I remember that game vividly because it's one I mostly missed. I was flying from Cleveland to the Bay Area that day and drove by Municipal Stadium hours before the game began. I was thinking what a miserably cold day it was to play football. And I was pissed I hadn't planned my travel day around the game.
Luckily, there wasn't much of a head wind and we landed at SFO with a few minutes left in the fourth quarter. The pilot had been giving us updates on the score since the passenger list, after all, included many from both cities, so we knew it was a close game.

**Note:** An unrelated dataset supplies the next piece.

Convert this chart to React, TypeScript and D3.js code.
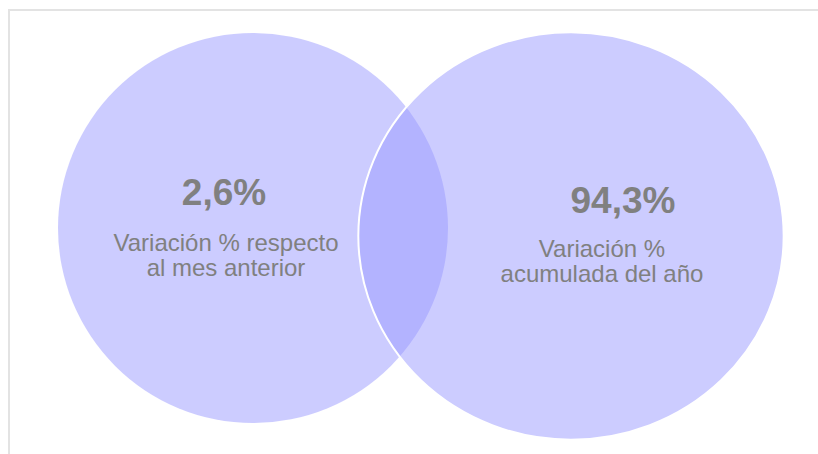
import React from 'react';
import { scaleLinear, scaleSqrt, formatLocale } from 'd3';

// two sets of the venn: monthly and yearly change
const setKeys = ['mes', 'anio'];
const setValues = [2.6, 94.3];
const setLabels = [
  ['Variación % respecto', 'al mes anterior'],
  ['Variación %', 'acumulada del año'],
];
// relative area of each circle and its (x, y) slot in layout units
const setAreas = [1, 1.14];
const setSlotX = [0, 1];
const setSlotY = [0, 1];
// text placement relative to centre, in px
const valueDx = [-29, 52];
const valueDy = [-23, -23];
const labelDx = [-27, 31];
const labelDy = [23, 21];

const W = 818;
const H = 454;

const es = formatLocale({ decimal: ',', thousands: '.', grouping: [3], currency: ['', '€'] });
const fmt = (v: number) => es.format('.1f')(v) + '%';

const App: React.FC = () => {
  const x = scaleLinear().domain([0, 1]).range([253, 571]);
  const y = scaleLinear().domain([0, 1]).range([228, 236]);
  const r = scaleSqrt().domain([0, 1]).range([0, 195]);
  // right circle is a bit wider than tall in the original
  const stretch = [1, 1.044];

  return (
    <svg width={W} height={H} style={{ position: 'absolute', left: 0, top: 0 }}
      fontFamily="'Liberation Sans', Arial, sans-serif">
      <rect x={0} y={0} width={W} height={H} fill="#fff" />
      <line x1={8} x2={W} y1={10} y2={10} stroke="#e3e3e3" strokeWidth={2} />
      <line x1={9} x2={9} y1={9} y2={H} stroke="#e3e3e3" strokeWidth={2} />
      {setKeys.map((k, i) => {
        const rr = r(setAreas[i]);
        const ry = rr * 2 / (1 + stretch[i]);
        const rx = ry * stretch[i];
        return (
          <ellipse key={k} cx={x(setSlotX[i])} cy={y(setSlotY[i])} rx={rx} ry={ry}
            fill="#9999ff" fillOpacity={0.5}
            stroke={i === 1 ? '#fff' : 'none'} strokeWidth={2} />
        );
      })}
      {setKeys.map((k, i) => {
        const cx = x(setSlotX[i]);
        const cy = y(setSlotY[i]);
        return (
          <g key={k + '-t'} fill="#808080" textAnchor="middle">
            <text x={cx + valueDx[i]} y={cy + valueDy[i]} fontSize={37} fontWeight="bold">
              {fmt(setValues[i])}
            </text>
            {setLabels[i].map((l, j) => (
              <text key={j} x={cx + labelDx[i]} y={cy + labelDy[i] + j * 25} fontSize={24}>{l}</text>
            ))}
          </g>
        );
      })}
    </svg>
  );
};

export default App;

I found a bar showing the game and sat down just in time to watch the Browns run "Red Right 88" -- and see Davis cut in front Newsome to make the interception. And that was it. Raiders won 14-12.
Wind and cold do things than just effect the ball. It screws around with the game plan and player confidence, and becomes a bigger story than the game itself.
No one wants a Super Bowl decided that way.